▶ **DATA LINES**
--- BEGIN ---

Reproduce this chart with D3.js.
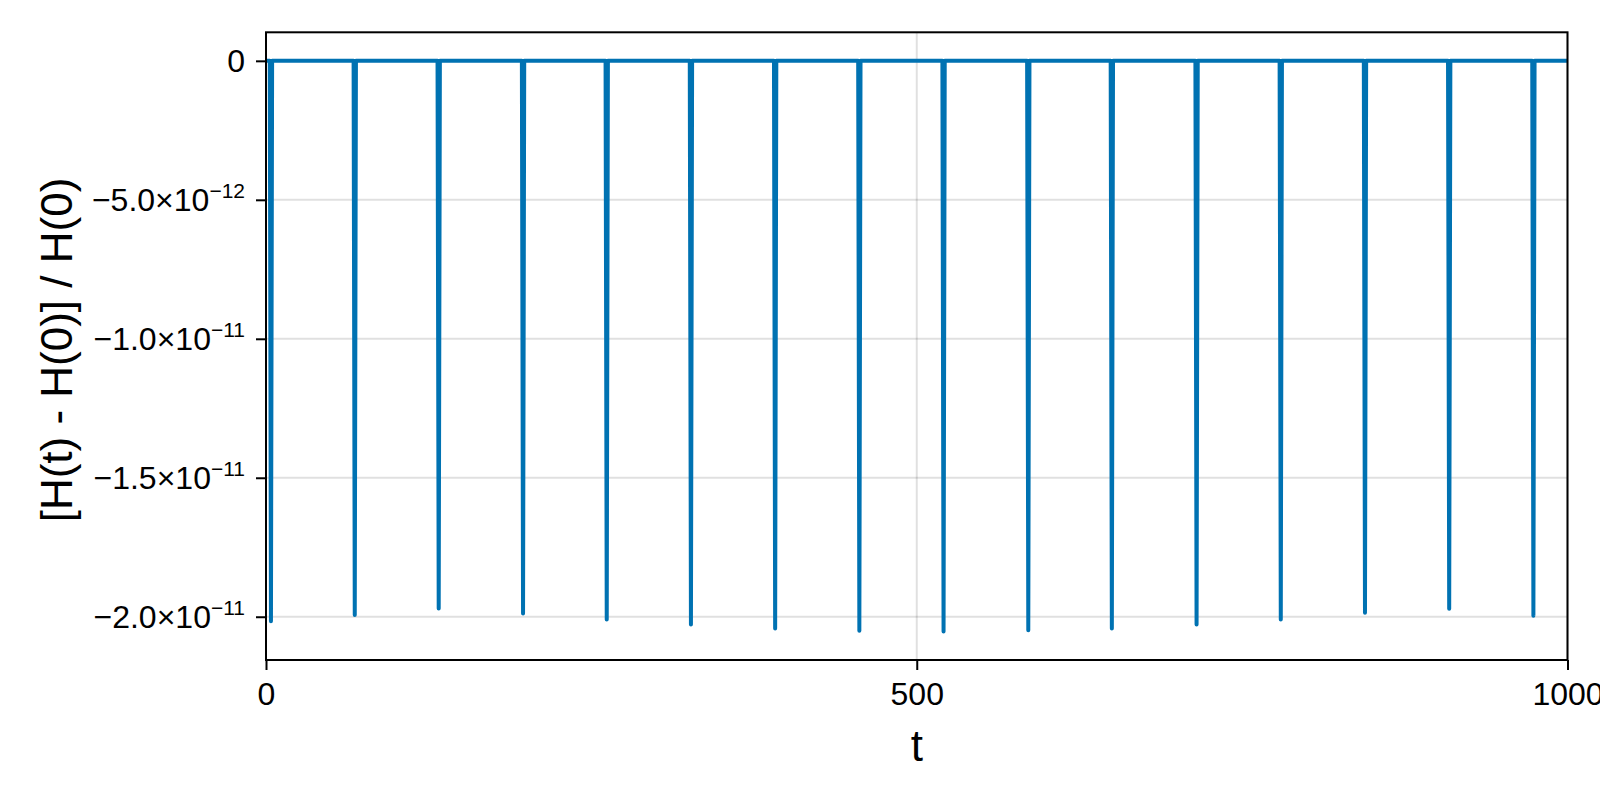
<!DOCTYPE html>
<html>
<head>
<meta charset="utf-8">
<script src="https://cdn.jsdelivr.net/npm/d3@7"></script>
<style>
  html, body { margin: 0; padding: 0; background: #fff; }
  svg { display: block; font-family: "Liberation Sans", Arial, sans-serif; }
</style>
</head>
<body>
<div id="vis"></div>
<script>
// ==== DATA ====
const xTicks = [0, 500, 1000];
const yTicks = [0, -5e-12, -1e-11, -1.5e-11, -2e-11];
const yTickMant = ["0", "\u22125.0", "\u22121.0", "\u22121.5", "\u22122.0"];
const yTickExp = ["", "\u221212", "\u221211", "\u221211", "\u221211"];

// times of the energy-error dips and their depths (units of 1e-12)
const spikeT = [3.8, 68.2, 132.7, 197.5, 261.8, 326.5, 391.2, 455.9,
                520.6, 585.7, 649.9, 715.0, 779.7, 844.4, 909.1, 973.8];
const spikeDepth = [-20.16, -19.94, -19.70, -19.88, -20.10, -20.28, -20.42, -20.50,
                    -20.53, -20.49, -20.42, -20.28, -20.10, -19.86, -19.71, -19.96];
const tStart = 0, tEnd = 1000;

// ==== LAYOUT ====
const width = 1600, height = 800;
const pLeft = 266, pRight = 1567.5, pTop = 32.3, pBottom = 660;

const svg = d3.select("#vis")
  .append("svg")
  .attr("width", width)
  .attr("height", height);

// build line points: flat at zero, narrow dip at each spike
const pts = [[tStart, 0]];
spikeT.forEach((t, i) => {
  pts.push([t - 0.9, 0]);
  pts.push([t, spikeDepth[i] * 1e-12]);
  pts.push([t + 0.9, 0]);
});
pts.push([tEnd, 0]);

const ymin = d3.min(spikeDepth) * 1e-12, ymax = 0;
const pad = (ymax - ymin) * 0.05;

const x = d3.scaleLinear().domain([tStart, tEnd]).range([pLeft, pRight]);
const y = d3.scaleLinear().domain([ymin - pad, ymax + pad]).range([pBottom, pTop]);

// ==== GRID ====
svg.append("g").selectAll("line")
  .data(xTicks)
  .enter().append("line")
  .attr("x1", d => x(d)).attr("x2", d => x(d))
  .attr("y1", pTop).attr("y2", pBottom)
  .attr("stroke", "rgba(0,0,0,0.12)")
  .attr("stroke-width", 2);

svg.append("g").selectAll("line")
  .data(yTicks)
  .enter().append("line")
  .attr("x1", pLeft).attr("x2", pRight)
  .attr("y1", d => y(d)).attr("y2", d => y(d))
  .attr("stroke", "rgba(0,0,0,0.12)")
  .attr("stroke-width", 2);

// ==== LINE ====
svg.append("clipPath").attr("id", "clip")
  .append("rect")
  .attr("x", pLeft).attr("y", pTop)
  .attr("width", pRight - pLeft).attr("height", pBottom - pTop);

svg.append("path")
  .datum(pts)
  .attr("clip-path", "url(#clip)")
  .attr("fill", "none")
  .attr("stroke", "#0072b2")
  .attr("stroke-width", 4)
  .attr("stroke-linejoin", "round")
  .attr("d", d3.line().x(d => x(d[0])).y(d => y(d[1])));

// ==== FRAME ====
svg.append("rect")
  .attr("x", pLeft).attr("y", pTop)
  .attr("width", pRight - pLeft).attr("height", pBottom - pTop)
  .attr("fill", "none")
  .attr("stroke", "#000")
  .attr("stroke-width", 2);

// ==== X AXIS ====
const xAxis = d3.axisBottom(x)
  .tickValues(xTicks)
  .tickFormat(d3.format("d"))
  .tickSize(10)
  .tickPadding(12);

const gx = svg.append("g")
  .attr("transform", `translate(0,${pBottom})`)
  .call(xAxis);
gx.select(".domain").remove();
gx.selectAll(".tick line").attr("stroke", "#000").attr("stroke-width", 2);
gx.selectAll(".tick text")
  .attr("fill", "#000")
  .style("font-size", "32px")
  .style("font-family", "'Liberation Sans', Arial, sans-serif");

// ==== Y AXIS ====
const yAxis = d3.axisLeft(y)
  .tickValues(yTicks)
  .tickFormat("")
  .tickSize(10)
  .tickPadding(10);

const gy = svg.append("g")
  .attr("transform", `translate(${pLeft},0)`)
  .call(yAxis);
gy.select(".domain").remove();
gy.selectAll(".tick line").attr("stroke", "#000").attr("stroke-width", 2);

const yl = svg.append("g").selectAll("text")
  .data(yTicks)
  .enter().append("text")
  .attr("x", pLeft - 21)
  .attr("y", d => y(d) + 11)
  .attr("text-anchor", "end")
  .style("font-size", "32px")
  .attr("fill", "#000");

yl.each(function(d, i) {
  const t = d3.select(this);
  if (yTickExp[i] === "") {
    t.text(yTickMant[i]);
  } else {
    t.append("tspan").text(yTickMant[i] + "\u00d710");
    t.append("tspan")
      .attr("dy", -13)
      .style("font-size", "21px")
      .text(yTickExp[i]);
  }
});

// ==== LABELS ====
svg.append("text")
  .attr("x", (pLeft + pRight) / 2)
  .attr("y", 761)
  .attr("text-anchor", "middle")
  .style("font-size", "44px")
  .attr("fill", "#000")
  .text("t");

svg.append("text")
  .attr("transform", "translate(72,350) rotate(-90)")
  .attr("text-anchor", "middle")
  .style("font-size", "44px")
  .attr("fill", "#000")
  .text("[H(t) - H(0)] / H(0)");
</script>
</body>
</html>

--- END ---

▶ **REQUIREMENT**
Give every line above again exactly, with no pictures.

▶ **TASK ANSWER**
Reproduce this chart with D3.js.
<!DOCTYPE html>
<html>
<head>
<meta charset="utf-8">
<script src="https://cdn.jsdelivr.net/npm/d3@7"></script>
<style>
  html, body { margin: 0; padding: 0; background: #fff; }
  svg { display: block; font-family: "Liberation Sans", Arial, sans-serif; }
</style>
</head>
<body>
<div id="vis"></div>
<script>
// ==== DATA ====
const xTicks = [0, 500, 1000];
const yTicks = [0, -5e-12, -1e-11, -1.5e-11, -2e-11];
const yTickMant = ["0", "\u22125.0", "\u22121.0", "\u22121.5", "\u22122.0"];
const yTickExp = ["", "\u221212", "\u221211", "\u221211", "\u221211"];

// times of the energy-error dips and their depths (units of 1e-12)
const spikeT = [3.8, 68.2, 132.7, 197.5, 261.8, 326.5, 391.2, 455.9,
                520.6, 585.7, 649.9, 715.0, 779.7, 844.4, 909.1, 973.8];
const spikeDepth = [-20.16, -19.94, -19.70, -19.88, -20.10, -20.28, -20.42, -20.50,
                    -20.53, -20.49, -20.42, -20.28, -20.10, -19.86, -19.71, -19.96];
const tStart = 0, tEnd = 1000;

// ==== LAYOUT ====
const width = 1600, height = 800;
const pLeft = 266, pRight = 1567.5, pTop = 32.3, pBottom = 660;

const svg = d3.select("#vis")
  .append("svg")
  .attr("width", width)
  .attr("height", height);

// build line points: flat at zero, narrow dip at each spike
const pts = [[tStart, 0]];
spikeT.forEach((t, i) => {
  pts.push([t - 0.9, 0]);
  pts.push([t, spikeDepth[i] * 1e-12]);
  pts.push([t + 0.9, 0]);
});
pts.push([tEnd, 0]);

const ymin = d3.min(spikeDepth) * 1e-12, ymax = 0;
const pad = (ymax - ymin) * 0.05;

const x = d3.scaleLinear().domain([tStart, tEnd]).range([pLeft, pRight]);
const y = d3.scaleLinear().domain([ymin - pad, ymax + pad]).range([pBottom, pTop]);

// ==== GRID ====
svg.append("g").selectAll("line")
  .data(xTicks)
  .enter().append("line")
  .attr("x1", d => x(d)).attr("x2", d => x(d))
  .attr("y1", pTop).attr("y2", pBottom)
  .attr("stroke", "rgba(0,0,0,0.12)")
  .attr("stroke-width", 2);

svg.append("g").selectAll("line")
  .data(yTicks)
  .enter().append("line")
  .attr("x1", pLeft).attr("x2", pRight)
  .attr("y1", d => y(d)).attr("y2", d => y(d))
  .attr("stroke", "rgba(0,0,0,0.12)")
  .attr("stroke-width", 2);

// ==== LINE ====
svg.append("clipPath").attr("id", "clip")
  .append("rect")
  .attr("x", pLeft).attr("y", pTop)
  .attr("width", pRight - pLeft).attr("height", pBottom - pTop);

svg.append("path")
  .datum(pts)
  .attr("clip-path", "url(#clip)")
  .attr("fill", "none")
  .attr("stroke", "#0072b2")
  .attr("stroke-width", 4)
  .attr("stroke-linejoin", "round")
  .attr("d", d3.line().x(d => x(d[0])).y(d => y(d[1])));

// ==== FRAME ====
svg.append("rect")
  .attr("x", pLeft).attr("y", pTop)
  .attr("width", pRight - pLeft).attr("height", pBottom - pTop)
  .attr("fill", "none")
  .attr("stroke", "#000")
  .attr("stroke-width", 2);

// ==== X AXIS ====
const xAxis = d3.axisBottom(x)
  .tickValues(xTicks)
  .tickFormat(d3.format("d"))
  .tickSize(10)
  .tickPadding(12);

const gx = svg.append("g")
  .attr("transform", `translate(0,${pBottom})`)
  .call(xAxis);
gx.select(".domain").remove();
gx.selectAll(".tick line").attr("stroke", "#000").attr("stroke-width", 2);
gx.selectAll(".tick text")
  .attr("fill", "#000")
  .style("font-size", "32px")
  .style("font-family", "'Liberation Sans', Arial, sans-serif");

// ==== Y AXIS ====
const yAxis = d3.axisLeft(y)
  .tickValues(yTicks)
  .tickFormat("")
  .tickSize(10)
  .tickPadding(10);

const gy = svg.append("g")
  .attr("transform", `translate(${pLeft},0)`)
  .call(yAxis);
gy.select(".domain").remove();
gy.selectAll(".tick line").attr("stroke", "#000").attr("stroke-width", 2);

const yl = svg.append("g").selectAll("text")
  .data(yTicks)
  .enter().append("text")
  .attr("x", pLeft - 21)
  .attr("y", d => y(d) + 11)
  .attr("text-anchor", "end")
  .style("font-size", "32px")
  .attr("fill", "#000");

yl.each(function(d, i) {
  const t = d3.select(this);
  if (yTickExp[i] === "") {
    t.text(yTickMant[i]);
  } else {
    t.append("tspan").text(yTickMant[i] + "\u00d710");
    t.append("tspan")
      .attr("dy", -13)
      .style("font-size", "21px")
      .text(yTickExp[i]);
  }
});

// ==== LABELS ====
svg.append("text")
  .attr("x", (pLeft + pRight) / 2)
  .attr("y", 761)
  .attr("text-anchor", "middle")
  .style("font-size", "44px")
  .attr("fill", "#000")
  .text("t");

svg.append("text")
  .attr("transform", "translate(72,350) rotate(-90)")
  .attr("text-anchor", "middle")
  .style("font-size", "44px")
  .attr("fill", "#000")
  .text("[H(t) - H(0)] / H(0)");
</script>
</body>
</html>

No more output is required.